==== Supplied data ====

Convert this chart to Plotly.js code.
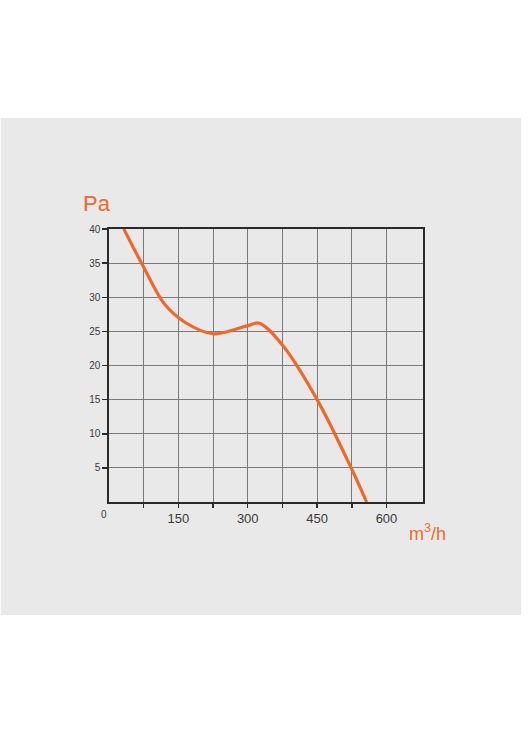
<!DOCTYPE html>
<html>
<head>
<meta charset="utf-8">
<script src="https://cdn.plot.ly/plotly-3.0.1.min.js"></script>
<style>html,body{margin:0;padding:0;background:#fff;}#chart{width:529px;height:736px;}</style>
</head>
<body>
<div id="chart"></div>
<script>
// Airflow (m³/h) vs pressure (Pa)
const flow = [32, 75, 120, 165, 225, 300, 325, 375, 450, 525, 557];
const pressure = [40, 34.4, 29.0, 26.3, 24.65, 25.85, 26.2, 23.0, 15.0, 4.8, 0];
const xTickVals = [150, 300, 450, 600];
const xTickText = ["150", "300", "450", "600"];
const xMinorVals = [75, 225, 375, 525];
const yTickVals = [5, 10, 15, 20, 25, 30, 35, 40];
const yTickText = ["5", "10", "15", "20", "25", "30", "35", "40"];

const orange = "#f0682a";
const trace = {
  x: flow, y: pressure, type: "scatter", mode: "lines",
  line: {color: orange, width: 3.2, shape: "spline", smoothing: 1.0},
  hoverinfo: "skip"
};
const layout = {
  width: 529, height: 736,
  margin: {l: 108.5, r: 105.7, t: 229.3, b: 233.7},
  paper_bgcolor: "#ffffff",
  plot_bgcolor: "#ffffff",
  showlegend: false,
  font: {family: "Liberation Sans, Arial, sans-serif", color: "#333"},
  xaxis: {
    range: [0, 679], tickmode: "array", tickvals: xTickVals, ticktext: xTickText,
    showgrid: true, gridcolor: "#7a7a7a", gridwidth: 1,
    zeroline: false, showline: true, linecolor: "#2a2a2a", linewidth: 1.6, mirror: true,
    ticks: "outside", ticklen: 4, tickwidth: 1.5, tickcolor: "#2a2a2a",
    tickfont: {size: 13, color: "#3a3a3a"},
    minor: {tickmode: "array", tickvals: xMinorVals, ticks: "outside", ticklen: 4, tickwidth: 1.5, tickcolor: "#2a2a2a",
            showgrid: true, gridcolor: "#7a7a7a", gridwidth: 1}
  },
  yaxis: {
    range: [0, 40], tickmode: "array", tickvals: yTickVals, ticktext: yTickText,
    showgrid: true, gridcolor: "#7a7a7a", gridwidth: 1,
    zeroline: false, showline: true, linecolor: "#2a2a2a", linewidth: 1.6, mirror: true,
    ticks: "outside", ticklen: 5, tickwidth: 1.5, tickcolor: "#2a2a2a",
    tickfont: {size: 10, color: "#3a3a3a"}
  },
  shapes: [
    {type: "rect", xref: "paper", yref: "paper", layer: "below",
     x0: -108.5/314.8, x1: (521.7-108.5)/314.8,
     y0: -(615.3-502.3)/273, y1: (502.3-118.3)/273,
     fillcolor: "#e9e9e9", line: {width: 0}}
  ],
  annotations: [
    {text: "Pa", xref: "paper", yref: "paper", x: (96-108.5)/314.8, y: (502.3-203.5)/273,
     showarrow: false, font: {size: 22, color: orange}, xanchor: "center", yanchor: "middle"},
    {text: "m<sup>3</sup>/h", xref: "paper", yref: "paper", x: (428-108.5)/314.8, y: (502.3-533)/273,
     showarrow: false, font: {size: 18, color: orange}, xanchor: "center", yanchor: "middle"},
    {text: "0", xref: "paper", yref: "paper", x: (103-108.5)/314.8, y: (502.3-515)/273,
     showarrow: false, font: {size: 10, color: "#3a3a3a"}, xanchor: "center", yanchor: "middle"}
  ]
};
Plotly.newPlot("chart", [trace], layout, {displayModeBar: false, staticPlot: true});
</script>
</body>
</html>
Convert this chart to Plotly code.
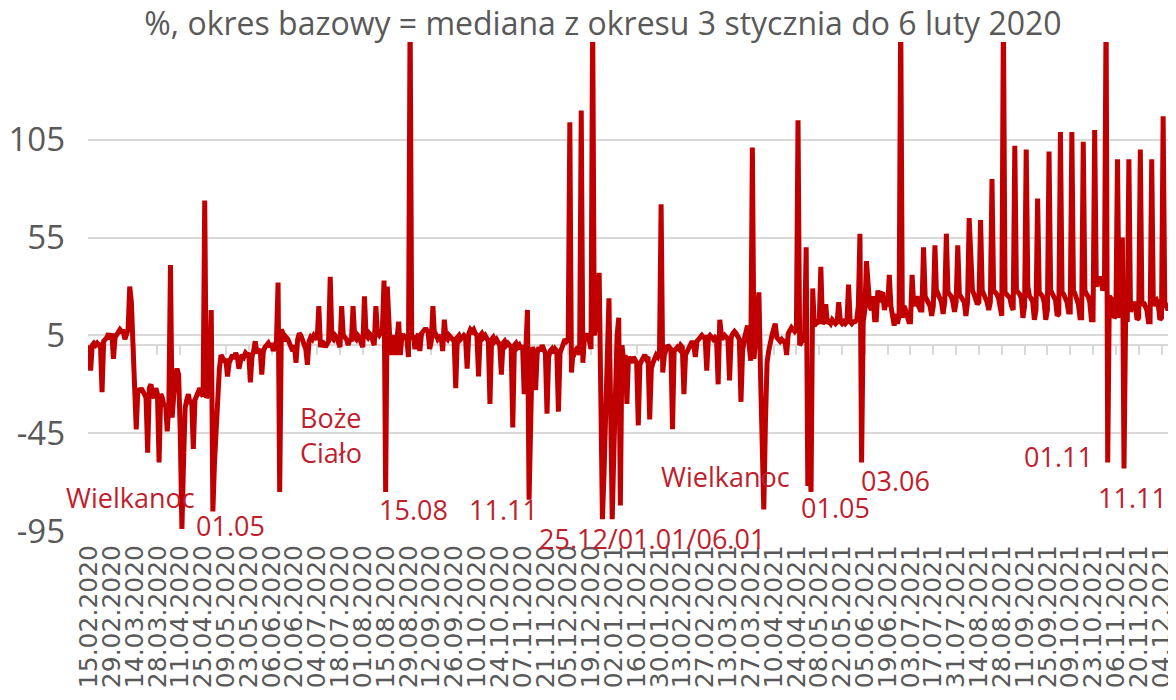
import pandas as pd
import plotly.graph_objects as go

# daily values, weeks run Saturday..Sunday..Friday, first day 15.02.2020
start_date = '2020-02-15'

vals_2020_a = [
    0, -13, 0, 1, 0, 1, 0,
    1, -24, 2, 3, 4, 6, 3,
    6, -7, 4, 5, 7, 8, 7,
    7, 3, 6, 8, 30, 22, 0,
    -22, -43, -22, -24, -22, -23, -25,
    -27, -55, -22, -20, -25, -27, -22,
    -25, -60, -25, -27, -31, -30, -44,
    -30, 41, -37, -20, -15, -12, -15,
    -45, -94, -60, -32, -28, -25, -30,
    -28, -53, -28, -26, -24, -22, -25,
    -26, 74, -27, -25, -15, 18, -85,
    -60, -43, -17, -12, -5, -6, -8,
    -8, -16, -9, -6, -5, -7, -4,
]
vals_2020_b = [
    -6, -12, -8, -5, -6, -4, -5,
    -4, -19, -6, -3, 2, -4, -3,
    -2, -15, -3, -1, 0, 1, -1,
    1, -3, 0, 2, 32, -75, 8,
    6, 2, 4, 3, 1, 0, -3,
    0, -9, 3, 6, 5, 2, 1,
    -2, -10, 2, 4, 3, 5, 4,
    3, 20, -1, 2, 1, -1, 1,
    2, 35, 4, 3, 5, 4, 2,
    -1, 20, 5, 4, 3, 0, 3,
    2, 20, 4, 3, 5, 4, 1,
    -1, 25, 5, 4, 6, 5, 3,
    0, 20, 6, 5, 7, 8, 33,
]
vals_2020_c = [
    -75, 30, 10, -5, 3, 5, -5,
    3, 12, -5, 5, 5, 4, 3,
    -6, 170, 3, 5, -2, 4, 6,
    -3, 6, 7, 8, 8, 7, -2,
    2, 20, 4, 5, 3, 4, 5,
    -3, 13, 4, 3, 5, 4, 3,
    3, -22, 4, 5, 3, 4, 5,
    4, -12, 6, 8, 7, 8, 6,
    5, -16, 5, 6, 4, 5, 3,
    2, -30, 3, 4, 2, 3, 1,
    0, -15, 1, 2, 0, 1, 0,
    -1, -42, 0, 1, -1, 0, -2,
    0, -25, -3, 18, -79, -23, -1,
]
vals_2020_d = [
    -3, -23, -4, -1, -3, 0, -2,
    -4, -35, -6, -3, -2, -4, -2,
    -3, -34, -4, -2, 1, 3, 2,
    3, 114, -14, -3, -4, -2, -1,
    -5, 120, -9, 5, 3, 6, 2,
    -2, 170, 5, 10, 30, 37, -25,
    -89, -65, -35, -5, 24, -30, -89,
    -55, -20, 5, 14, -82, 0, -8,
    -5, -30, -6, -8, -9, -6, -8,
    -9, -41, -10, -8, -6, -5, -7,
    -6, -38, -12, -9, -7, -5, -6,
    -4, 72, -14, -5, -2, 0, -1,
    -2, -43, -3, -2, -1, -2, 0,
]
vals_2021_a = [
    -1, -25, -5, -3, -1, 1, 2,
    0, -6, 2, 3, 4, 5, 4,
    4, -13, 4, 5, 4, 3, 4,
    3, -20, 13, 5, 4, 5, 4,
    3, -18, 4, 6, 7, 6, 5,
    3, -29, -3, 3, 8, 10, 0,
    -8, 101, -7, 3, 15, 27, -15,
    -45, -84, -40, -9, -3, 2, 5,
    8, 11, 4, 3, 2, 3, 2,
    2, -5, 6, 8, 9, 8, 7,
    8, 115, 0, 1, 3, 5, 50,
    -72, -60, -75, 29, 10, 11, 12,
    11, 40, 11, 12, 21, 11, 12,
]
vals_2021_b = [
    11, 13, 12, 11, 12, 22, 12,
    11, 12, 11, 12, 31, 12, 11,
    12, 12, 13, 20, 57, -60, 12,
    18, 43, 28, 20, 18, 25, 13,
    13, 28, 22, 26, 27, 18, 22,
    20, 36, 20, 15, 10, 16, 11,
    15, 170, 14, 20, 18, 15, 12,
    12, 36, 20, 22, 25, 20, 18,
    18, 50, 25, 23, 22, 20, 15,
    20, 51, 25, 26, 24, 22, 16,
    22, 57, 27, 26, 25, 22, 17,
    22, 51, 26, 25, 24, 22, 15,
    22, 65, 35, 28, 26, 24, 21,
]
vals_2021_c = [
    22, 64, 28, 26, 25, 22, 18,
    22, 85, 28, 27, 26, 24, 20,
    15, 170, 27, 26, 25, 24, 20,
    18, 102, 28, 27, 26, 24, 14,
    20, 100, 30, 25, 24, 22, 13,
    18, 75, 27, 26, 25, 22, 13,
    18, 99, 28, 26, 25, 23, 15,
    16, 109, 27, 26, 24, 22, 17,
    17, 109, 28, 26, 24, 21, 14,
    14, 104, 28, 26, 25, 22, 13,
    13, 110, 30, 33, 35, 32, 28,
    30, 170, -60, 25, 24, 20, 14,
    15, 95, 14, 20, 55, -63, 14,
]
vals_2021_d = [
    12, 95, 17, 20, 22, 20, 13,
    14, 100, 20, 22, 20, 18, 12,
    12, 95, 20, 22, 23, 21, 13,
    14, 117, 22, 20, 18, 20, 15,
    15,
]

values = (vals_2020_a + vals_2020_b + vals_2020_c + vals_2020_d
          + vals_2021_a + vals_2021_b + vals_2021_c + vals_2021_d)
dates = pd.date_range(start_date, periods=len(values), freq='D')

tick_dates = pd.date_range('2020-02-15', '2021-12-04', freq='14D')
tick_text = [d.strftime('%d.%m.%Y') for d in tick_dates]
y_ticks = [-95, -45, 5, 55, 105]
y_text = [str(v) for v in y_ticks]  # plain hyphen like the original

# holiday labels: text, date, y, yref, anchor
notes = [
    ('Wielkanoc', '2020-03-11 05:00', -78, 'y', 'center'),
    ('01.05', '2020-05-12 02:00', -92, 'y', 'center'),
    ('Boże<br>Ciało', '2020-06-22 03:00', -46, 'y', 'left'),
    ('15.08', '2020-08-31 19:00', -84, 'y', 'center'),
    ('11.11', '2020-10-26 00:00', -84, 'y', 'center'),
    ('25.12/01.01/06.01', '2021-01-25 14:00', -0.016, 'paper', 'center'),
    ('Wielkanoc', '2021-03-11 19:00', -67, 'y', 'center'),
    ('01.05', '2021-05-17 17:00', -83, 'y', 'center'),
    ('03.06', '2021-06-23 12:00', -69, 'y', 'center'),
    ('01.11', '2021-10-01 12:00', -57, 'y', 'center'),
    ('11.11', '2021-11-16 12:00', -78, 'y', 'center'),
]

x_range = ['2020-02-14 09:20', '2021-12-12 21:30']
grey = '#595959'
red = '#C00000'

fig = go.Figure()

# empty trace so the zero-level axis with tick marks is drawn
fig.add_trace(go.Scatter(x=[dates[0]], y=[None], xaxis='x2', yaxis='y',
                         showlegend=False, hoverinfo='skip'))

fig.add_trace(go.Scatter(x=dates, y=values, mode='lines',
                         line=dict(color=red, width=5),
                         showlegend=False))

for text, d, y, yref, anchor in notes:
    fig.add_annotation(x=d, y=y, yref=yref, text=text, showarrow=False,
                       xanchor=anchor, yanchor='middle', align='left',
                       font=dict(family='Open Sans', size=27, color='#BE1E2D'))

# the page body adds an 8px offset, so the figure is 8px smaller each way
fig.update_layout(
    width=1168, height=692,
    paper_bgcolor='white', plot_bgcolor='white',
    margin=dict(l=80, r=0, t=34, b=169),
    title=dict(text='%, okres bazowy = mediana z okresu 3 stycznia do 6 luty 2020',
               xref='container', x=0.5094, y=0.977, xanchor='center', yanchor='middle',
               font=dict(family='Open Sans', size=32, color=grey)),
    xaxis=dict(type='date', range=x_range, tickvals=tick_dates, ticktext=tick_text,
               tickangle=-90, ticks='', showline=False, showgrid=False, zeroline=False,
               ticklabelstandoff=8, automargin=False,
               tickfont=dict(family='DejaVu Sans', size=25, color=grey)),
    xaxis2=dict(type='date', range=x_range, overlaying='x', anchor='free', position=0.38,
                tickvals=tick_dates, ticks='outside', ticklen=9, tickwidth=1.5,
                tickcolor='#D9D9D9', showline=True, linecolor='#D9D9D9', linewidth=1.5,
                showgrid=False, showticklabels=False, zeroline=False, layer='below traces'),
    yaxis=dict(range=[-95, 155], tickvals=y_ticks, ticktext=y_text, showgrid=True,
               gridcolor='#D9D9D9', gridwidth=1.5, zeroline=False, showline=False,
               ticks='', ticklabelstandoff=22, automargin=False,
               tickfont=dict(family='Open Sans', size=33, color=grey)),
)

fig.write_html('out.html')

====

**What you are asked to do**.
Show, from the material above, each line that includes the string "Convert".

**Output of the exercise**.
Convert this chart to Plotly.js code.
Convert this chart to Plotly code.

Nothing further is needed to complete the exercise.